The recent move by mining services firm Sapphire Corporation into the infrastructure business is starting to bear fruit, with three major railway contracts in China already on the books.
The firm's newly acquired engineering unit Ranken Infrastructure has secured the deals, worth a total of 916 million yuan (S$200 million), it was announced yesterday.
They involve Ranken building urban metro lines in Guiyang and Qingdao and carrying out tunnelling works for the cross-country Menghua Railway.
Ranken expects to complete the projects in 24 to 35 months.
The new projects mark a milestone for mainboard-listed Sapphire, which acquired Ranken for 360 million yuan only in October in a bid to shift its focus away from the struggling mining business.
Sapphire also disposed of its loss-making steel business in December last year, leaving only mining services company Mancala Australia in its mining portfolio.
These strategic moves have put Sapphire back on the growth track by allowing it to tap into China's transport infrastructure boom, chief executive Teh Wing Kwan told The Straits Times yesterday.
"The Chinese government had allocated some 2.8 trillion yuan for railway development between 2010 and 2015, but the actual spending was actually 25 per cent higher than that. In the recent five-year plan meeting the same budget was again allocated for 2016 to 2020."
Ranken is well poised to tap into that demand, being the second-largest private operator in China's rail transport infrastructure sector and the only private operator with the full certification for design, construction and project consultation work, Mr Teh noted.
"In addition to the three announced contracts, Ranken is in talks to bid for 2.5 billion to 3 billion yuan worth of railway projects. The company has a production capacity for close to 1 billion yuan worth of projects in a financial year."
Ranken, which has a gross profit margin of 18 to 26 per cent, reported 19 million yuan in profit for the six months ended June 30, 2014, when contract revenue was at a low base.
Sapphire, which reported only $1.55 million in net profit for the three months to Sept 30, expects Ranken to be its biggest revenue contributor, potentially with an 80 to 90 per cent share.

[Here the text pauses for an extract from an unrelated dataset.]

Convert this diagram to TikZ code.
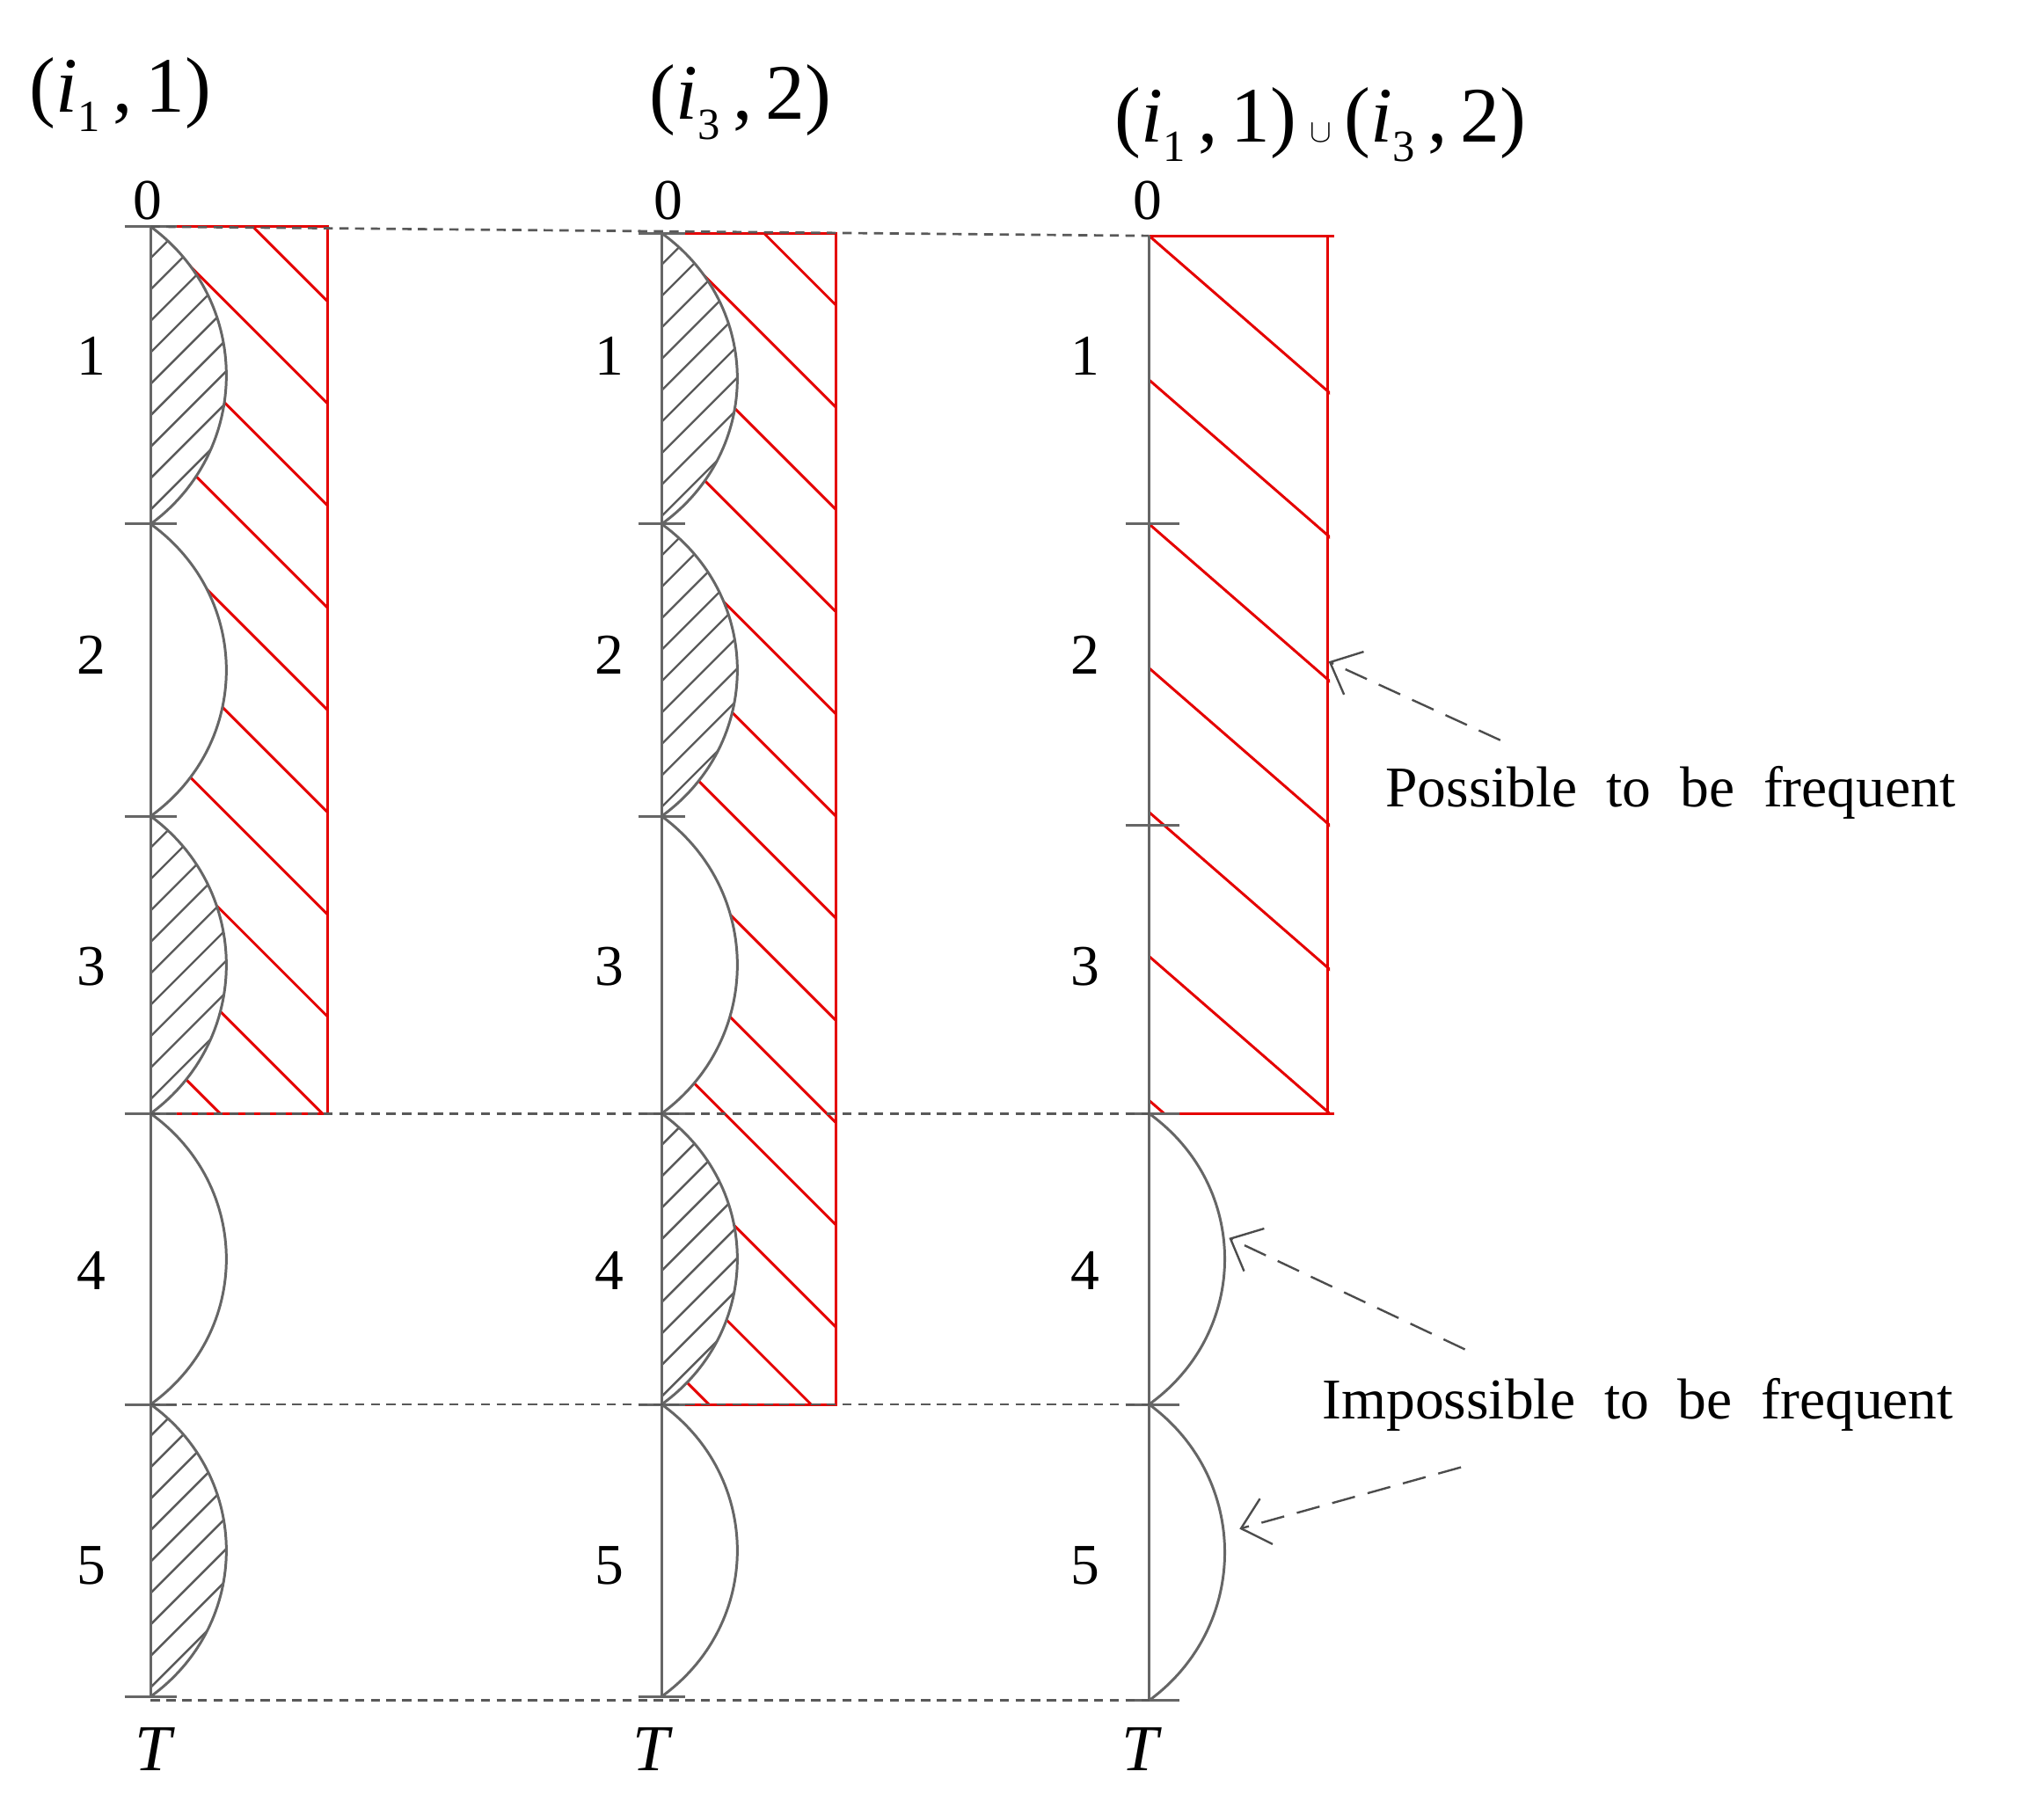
\documentclass[tikz,border=0pt]{standalone}
\usepackage{fontspec}
\setmainfont{Liberation Serif}
\usetikzlibrary{arrows.meta}
\newcommand{\ital}[2]{\textit{#1}\raisebox{-0.25em}{\fontsize{34}{38}\selectfont #2}}
\newcommand{\wsp}{\spaceskip 0.5em\relax}
\begin{document}
\begin{tikzpicture}[x=1pt,y=-1pt,
  ax/.style={draw=gray!80!black,line width=2pt},
  rd/.style={draw=red!90!black,line width=2pt},
  hg/.style={draw=gray!70!black,line width=1.6pt},
  dsh/.style={draw=gray!70!black,line width=1.8pt,dash pattern=on 7pt off 5pt},
  num/.style={font=\fontsize{44}{50}\selectfont},
  ttl/.style={font=\fontsize{60}{66}\selectfont},
  lab/.style={font=\fontsize{44}{50}\selectfont},
  arr/.style={draw=gray!60!black,line width=1.6pt,dash pattern=on 18pt off 10pt,-{Straight Barb[length=20pt,width=36pt]}}]
\useasboundingbox (0,0) rectangle (1560,1380);
\def\arcpath#1#2#3{(#1,#2) .. controls ({#1+77},{#2+0.25*(#3-#2)}) and ({#1+77},{#2+0.75*(#3-#2)}) .. (#1,#3)}
% ---------------- Column 1 ----------------
\begin{scope}
\clip (115,173) rectangle (250,850);
\foreach \k in {-2,...,9} \draw[rd] (115,{173+\k*78}) -- ++(300,300);
\end{scope}
\foreach \a/\b in {173/400,400/623,623/850,850/1072,1072/1295} \fill[white] \arcpath{115}{\a}{\b} -- cycle;
\foreach \a/\b in {173/400,623/850,1072/1295}{
 \begin{scope}\clip \arcpath{115}{\a}{\b} -- cycle;
 \foreach \k in {0,...,12} \draw[hg] (115,{\a+\k*24}) -- ++(90,-90);
 \end{scope}}
\foreach \a/\b in {173/400,400/623,623/850,850/1072,1072/1295} \draw[ax] \arcpath{115}{\a}{\b};
\draw[rd] (115,173) -- (250,173) -- (250,850) -- (115,850);
\draw[ax] (115,173) -- (115,1295);
\foreach \y in {173,400,623,850,1072,1295} \draw[ax] (95,\y) -- (135,\y);
% ---------------- Column 2 ----------------
\begin{scope}
\clip (505,178) rectangle (638,1072);
\foreach \k in {-2,...,12} \draw[rd] (505,{178+\k*78}) -- ++(300,300);
\end{scope}
\foreach \a/\b in {178/400,400/623,623/850,850/1072,1072/1295} \fill[white] \arcpath{505}{\a}{\b} -- cycle;
\foreach \a/\b in {178/400,400/623,850/1072}{
 \begin{scope}\clip \arcpath{505}{\a}{\b} -- cycle;
 \foreach \k in {0,...,12} \draw[hg] (505,{\a+\k*24}) -- ++(90,-90);
 \end{scope}}
\foreach \a/\b in {178/400,400/623,623/850,850/1072,1072/1295} \draw[ax] \arcpath{505}{\a}{\b};
\draw[rd] (505,178) -- (638,178) -- (638,1072) -- (505,1072);
\draw[ax] (505,178) -- (505,1295);
\foreach \y in {178,400,623,850,1072,1295} \draw[ax] (487,\y) -- (523,\y);
% ---------------- Column 3 ----------------
\begin{scope}
\clip (877,180) rectangle (1015,850);
\foreach \k in {0,...,7} \draw[rd] (877,{180+\k*110}) -- ++(300,261);
\end{scope}
\foreach \a/\b in {850/1072,1072/1298} \draw[ax] \arcpath{877}{\a}{\b};
\draw[rd] (877,180) -- (1018,180);
\draw[rd] (1013,180) -- (1013,850);
\draw[rd] (877,850) -- (1018,850);
\draw[ax] (877,180) -- (877,1298);
\foreach \y in {400,630,850,1072,1298} \draw[ax] (859,\y) -- (900,\y);
% dashed connectors
\coordinate (t1) at (115,173); \coordinate (t3) at (877,180);
\draw[dsh] (t1) -- (t3);
\draw[dsh] (115,850) -- (877,850);
\draw[dsh] (115,1072) -- (877,1072);
\draw[dsh] (115,1298) -- (877,1298);
% labels
\foreach \x in {70,465,828}{
 \foreach \y/\t in {272/1,500/2,738/3,970/4,1195/5} \node[num] at (\x,\y) {\t};}
\node[num] (z1) at (113,153) {0};
\node[num] (z2) at (510,153) {0};
\node[num] (z3) at (876,153) {0};
\node[num,font=\fontsize{50}{56}\selectfont\itshape] (T1) at (117,1335) {T};
\node[num,font=\fontsize{50}{56}\selectfont\itshape] (T2) at (497,1335) {T};
\node[num,font=\fontsize{50}{56}\selectfont\itshape] (T3) at (870,1335) {T};
\node[ttl] (h1) at (92,72) {(\ital{i}{1}\,,\,1)};
\node[ttl] (h2) at (565,78) {(\ital{i}{3}\,,\,2)};
\node[ttl] (h3) at (1008,95) {(\ital{i}{1}\,,\,1)\,$\cup$\,(\ital{i}{3}\,,\,2)};
\node[lab] (pos) at (1275,605) {\wsp Possible to be frequent};
\node[lab] (imp) at (1250,1072) {\wsp Impossible to be frequent};
\coordinate (p1) at (1145,565); \coordinate (p2) at (1014,505);
\draw[arr] (p1) -- (p2);
\coordinate (i1) at (1118,1030); \coordinate (i2) at (938,945);
\coordinate (i3) at (1115,1120); \coordinate (i4) at (946,1167);
\draw[arr] (i1) -- (i2);
\draw[arr] (i3) -- (i4);
\end{tikzpicture}
\end{document}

"Hopefully our investors will see that value this quarter, when Sapphire starts to recognise Ranken's revenue. I believe it will be quite encouraging for them," Mr Teh said.

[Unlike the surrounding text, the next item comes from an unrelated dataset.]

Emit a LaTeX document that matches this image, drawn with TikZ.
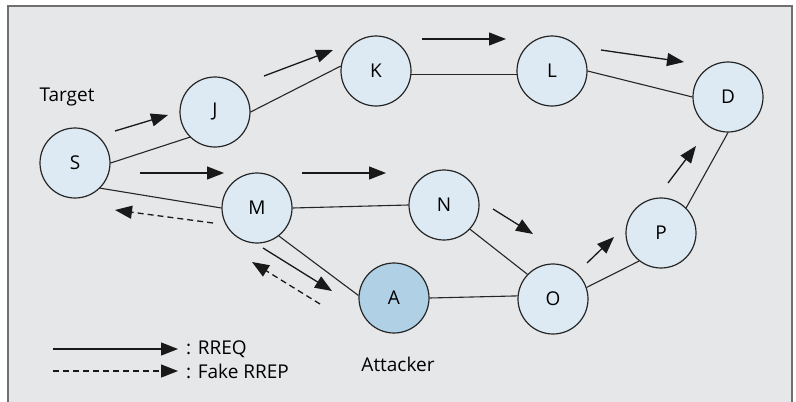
\documentclass[tikz,border=0pt]{standalone}
\usepackage{fontspec}
\setmainfont{Open Sans}
\usetikzlibrary{arrows.meta}
\definecolor{bggray}{HTML}{E6E7E9}
\definecolor{framegray}{HTML}{6E6F71}
\definecolor{nodeblue}{HTML}{DDEAF3}
\definecolor{attblue}{HTML}{B0D0E6}

\begin{document}
\begin{tikzpicture}[x=1pt,y=-1pt]
\tikzset{host/.style = {circle,draw=black!85,line width=1.2pt,fill=nodeblue,
    minimum size=70pt,inner sep=0pt,font=\fontsize{19}{22}\selectfont},
  link/.style = {line width=1.1pt,black!85},
  edge/.style = {-{Triangle[length=17pt,width=13pt]},line width=1.3pt,black!90},
  fake/.style = {edge,dash pattern=on 6pt off 4pt},
  lbl/.style = {font=\fontsize{19}{22}\selectfont}}
\useasboundingbox (0,0) rectangle (796,402);
\fill[bggray] (8,6) rectangle (792,402);
\draw[framegray,line width=2pt] (8,402) -- (8,6) -- (792,6) -- (792,402);

% hosts
\node[host] (s) at (75,163) {S};
\node[host] (j) at (215,112) {J};
\node[host] (k) at (376,71) {K};
\node[host] (l) at (552,71) {L};
\node[host] (d) at (728,97) {D};
\node[host] (m) at (257,208) {M};
\node[host] (n) at (444,205) {N};
\node[host,fill=attblue] (a) at (394,298) {A};
\node[host] (o) at (553,299) {O};
\node[host] (p) at (661,233) {P};

\node[lbl] (target) at (67,97) {Target};
\node[lbl] (attacker) at (398,364) {Attacker};

% links
\draw[link] (s.east) -- (j.225);
\draw[link] (s.-45) -- (m.west);
\draw[link] (j.east) -- (k.172);
\draw[link] (k.-5) -- (l.185);
\draw[link] (l.east) -- (d.180);
\draw[link] (m.east) -- (n.west);
\draw[link] (m.-52) -- (a.176);
\draw[link] (a.east) -- (o.175);
\draw[link] (n.-43) -- (o.136);
\draw[link] (o.19) -- (p.232);
\draw[link] (p.45) -- (d.south);

% RREQ and fake RREP
\coordinate (sj1) at (115,131); \coordinate (sj2) at (168,115);
\coordinate (jk1) at (264,76);  \coordinate (jk2) at (333,50);
\coordinate (kl1) at (422,39);  \coordinate (kl2) at (506,39);
\coordinate (ld1) at (601,50);  \coordinate (ld2) at (684,62);
\coordinate (sm1) at (140,173); \coordinate (sm2) at (224,173);
\coordinate (mn1) at (302,173); \coordinate (mn2) at (386,173);
\coordinate (no1) at (493,209); \coordinate (no2) at (533,234);
\coordinate (op1) at (587,263); \coordinate (op2) at (614,237);
\coordinate (pd1) at (668,183); \coordinate (pd2) at (696,146);
\coordinate (ma1) at (263,248); \coordinate (ma2) at (332,291);
\coordinate (ms1) at (213,223); \coordinate (ms2) at (115,210);
\coordinate (am1) at (320,304); \coordinate (am2) at (252,262);
\foreach \u/\v in {sj/sj,jk/jk,kl/kl,ld/ld,sm/sm,mn/mn,no/no,op/op,pd/pd,ma/ma}
  \draw[edge] (\u1) -- (\v2);
\draw[fake] (ms1) -- (ms2);
\draw[fake] (am1) -- (am2);

% legend
\coordinate (r1) at (53,349);  \coordinate (r2) at (178,349);
\coordinate (f1) at (53,371);  \coordinate (f2) at (178,371);
\draw[edge] (r1) -- (r2);
\draw[fake] (f1) -- (f2);
\node[lbl,anchor=west,inner sep=0pt] (rreq) at (186,349) {: RREQ};
\node[lbl,anchor=west,inner sep=0pt] (rrep) at (186,371) {: Fake RREP};
\end{tikzpicture}
\end{document}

Investors seem to share Mr Teh's confidence. Sapphire shares surged 1.4 cents or 13.59 per cent to 11.7 cents yesterday following the contract announcement.
Meanwhile, Sapphire is not yet ready to cut all its ties to mining, although it will stop all investments into the segment as the industry adjusts to a prolonged commodity crunch.
Sapphire's Mancala Australia, which supplies services to mining companies, is operating one of Vietnam's largest nickel mines.
Mr Teh said: "We are not looking to sell Mancala for now, but we will be allocating more resources to our infrastructure business going forward.
"Meanwhile, we want to stabilise our mining business, through cost control and streamlining of operations."